- Bajrabarahi Location in Nepal
- Coordinates: 27°40′N 85°07′E﻿ / ﻿27.66°N 85.12°E
- Country: Nepal
- Province: Bagmati Province
- District: Lalitpur District
- Municipality: Godawari Municipality

Population (2010)
- • Total: 8,821
- Time zone: UTC+5:45 (NST)

= Bajrabarahi =

Bajrabarahi lies in Godawari Municipality of Lalitpur District in the Bagmati Province of Nepal. As of 2010 it had a population of 8821.

Bajrabarahi is named after the Goddess Bajrabarahi (Devi). There is an ancient and old temple of Goddess Bajrabarahi and the locals celebrate a massive Jatra / festival on Baishakh purnima in every 3 years.

Bajrabarahi is historically important because of historical Gopali village (Kunchhal), manuscript of King Amshubarma etc.

It is also known as Tistung, Bajrabarahi because the name "Tistung" is popular and wide known to many from the time when Nepal's first highway - Tribhuwan Highway connecting Nepal to India, came into use.

Bajrabarahi is famous for its off season vegetable that are sold in major markets all over the country. Bajrabarahi exports its agricultural products to Kathmandu, Hetauda, Pokhara, Narayanghat, Butwal, Birjung and Bhaktapur and to India as well.

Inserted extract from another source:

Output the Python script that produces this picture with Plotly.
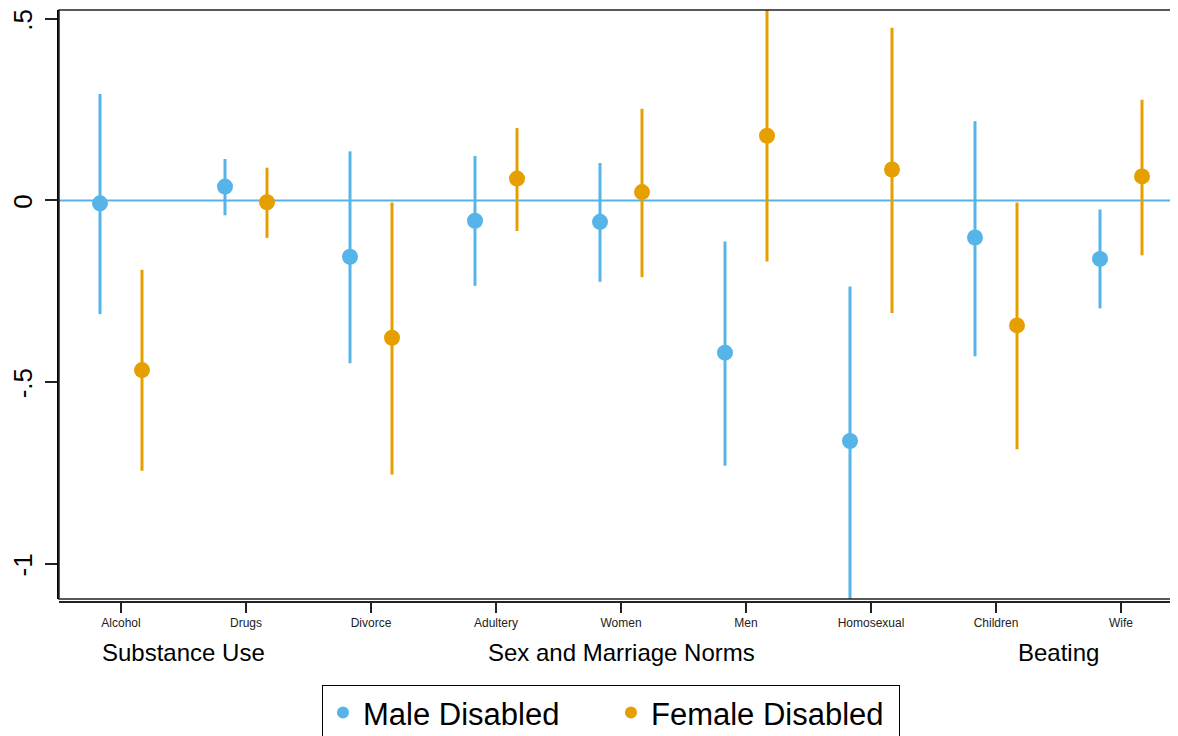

According to One Village One Product program of the government of Nepal, Bajrabarahi is leading and setting an example for Kiwifruit farming in Lalitpur district. Bajrabarahi exports around 4500 tons of potatoes, 3600 tons of cauliflowers, and 12 tons of kiwifruit annually.

Bajrabarahi lately is being developed as a worthy travel and tourism destination. Specially because it is located ideally and gives easy and fast access to other major tourist destinations here like - Daman, Chitlang, Kulekhani etc.; the place is being visited by thousands of domestic as well as international tourists.

Tourism infrastructures are being developed slowly. The highway from Kathmandu/Hetauda to Bajrabarahi is black topped and well maintained and there is a full-fledged resort called Om Adhyay Retreat, with the facilities of lodging, varieties of fooding options, entertainment and refreshment activities like, boating in Kulekhani, hiking, jungle safari, village tour, sightseeing, agro-activities etc., opened and operated by the locals.